If that is truly so, genre film fans should be thankful that he got fired from that gig, 'cause Q is superlative cinematic cheese. It is a prime example of what low-budget genre filmmaking should be: in no way boring, tightly scripted, well acted, funny, fun, and with a dash of obligatory (and exploitive) nudity.* Q is like a masterfully layered, multi-level Betty Crocker movie-cake of not only all that, but also an extra topping some truly low-brow stop-motion animation and third-rate greenscreen technology. What's more: the monster lives in the best office building in the world, the Chrysler Building! This film is the bee's knees in spades.
* The last supplied by a topless, sunbathing Bobbie Burns (born Barbara Kossoff, married name Barbara Feilen, aka Robbie Burns, Bobby Burns and Bobbi Burns), a minor bit-part actress long since retired to Southern California who was/is also found in an occasional Golden Age porn movie — she even turns up all of ten seconds as one of the only two females, the other being Charlotte O'Hara (aka Charlotte Lee & Charlotte Leigh) seen in the "classic" gay porn flick Centurians [sic] of Rome (1981 / trailer). In Q, she's around long enough to take off her bikini top and rub in tanning butter before she gets eaten by Q.
Interestingly enough, as obscure as the titular creature might be, Larry Cohen's movie is not the first to have been made featuring the Aztec deity Quetzlcoatl, the "Q" of the title. No, that honor goes to no one less than "Sherman Scott", otherwise known as  Sam Newfield (6 Dec 1899 – 10 Nov 1964), a mostly forgotten poverty row hack director considered one of the most prolific in American film history. Among the well over 250 projects Newfield directed by his retirement (including The Monster Maker [1944]), he also helmed the cheap and idiotic prior Quetzlcoatl flick, The Flying Serpent (1946) — the first and possible only other movie featuring the winged Aztec deity. (At least one online source claims the film inspired Cohen's film, but we have been unable to find irrefutable evidence of this.)

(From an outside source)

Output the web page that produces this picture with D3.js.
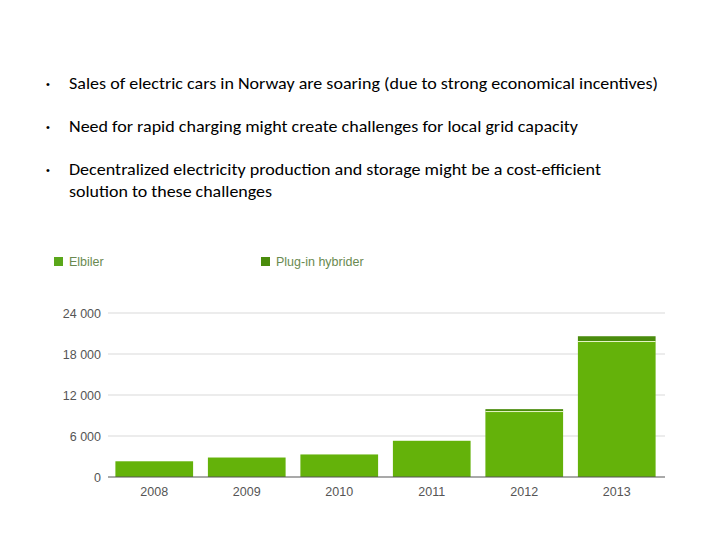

Full movie — Sam Newfield's
The Flying Serpent (1946):

Q starts off with a bloody kick: the flirtations of a window washer (William Pilch) working high up on the Empire State Building are interrupted when he gets beheaded in front of the eyes of the secretary on the other side of the glass. Other mysterious deaths and disappearances follow, leaving Dt. Shepard (David Carradine [8 Dec 1936 – 3 June 2009] of Death Race 2000 [1975 / trailer], Evil Toons [1992 / trailer], Sundown: The Vampire in Retreat [1989 / trailer], Dead & Breakfast [2004 / trailer] and so much more) and Dt. Powell (Richard Roundtree of Shaft [1971 / trailer] and Maniac Cop [1988 / trailer]) tapping in the dark. At the same time, former junkie jailbird jazz musician Jimmy Quinn (Michael Moriarty of Pale Rider 1985 / trailer] and Troll [1976 / trailer]) participates in diamond store robbery that goes wrong, and while on the run finds out that the tip of the Chrysler Building houses the nest (and egg) of the flying monster. Needless to say, the paths of the three protagonists meet.
Wow. Such a tacky plot and then such a tight, fun film. Moriarty is excellent as the weaselly Quinn, and neither Roundtree nor Carradine are too shabby, either. Candy Clark (of The Blob [1988 / trailer] and Cherry Falls [2000 / trailer]), as Quinn's girlfriend Joan, is ultimately lost in the shuffle of the movie, her part both underdeveloped and relatively unimportant. Savior syndrome or not, her relationship with Quinn is as unbelievable as the size of her New York City apartment — even back when New York was cheap[er], no waitress could throw an apartment the size of hers. Her passing mention of past occurrences of Quinn hitting her underscores his general ass-wipe despicability, as does his childlike joy when Q rids him of two problematic mobsters on his tail and his general inability for compassion for others. The guy's a slimeball, and perhaps the biggest flaw of the film is that he survives until the final credits, but then, reality-based characterization is common to many Larry Cohen movies; he seems to know that being an asshole doesn't mean you'll do badly in the end. (Hell, in the world of today, being a lying sleazebag or asshole gets you a position in the White House, if not the position in the White House, not to mention on the Supreme Court.)
Rest assured that for all the humor since accrued by the dated special effects, Larry Cohen did not make Q as a straight-faced horror-fantasy movie: it is very much an intentional black comedy, and all the better for it. Time and again, he juxtaposes incongruent scenes and genial dialogue that can't help but instigate a laugh, especially since it is all played so straight.
If you have never seen a Cohen flick, Q is a good place to start — and if you don't give a flying fuck about Cohen or his films but just want a fun flick or some prime 80s cinematic trash, Q is likewise a great genre film that guarantees 93 minutes of fun genre entertainment. Give it a go.
The fine poster above is by the US-American artist Bob Gleason, who is probably most famous for his work on the one sheet for John Carpenter's Halloween (1978 / trailer). The artist lives in Portland, Oregon, and has an official website that features galleries of the fine art paintings he now concentrates on but makes no mention of past work in painting film posters. He now paints, on commission, something known as "actual reproductions" of historic, "favorite master works" (not interesting) as well as cityscapes utilizing a palette straight out of a psilocybin trip (far more interesting).

1 comment:

Herb Stryker said...

Enjoyed the review. I am a huge fan of Cohen's cinema, and really wish they would release his 1987 film noir Deadly Illusion on DVD / Blu Ray. It is my favorite of his films. I own the original VHS release, which I transferred to DVD. Thanks for posting.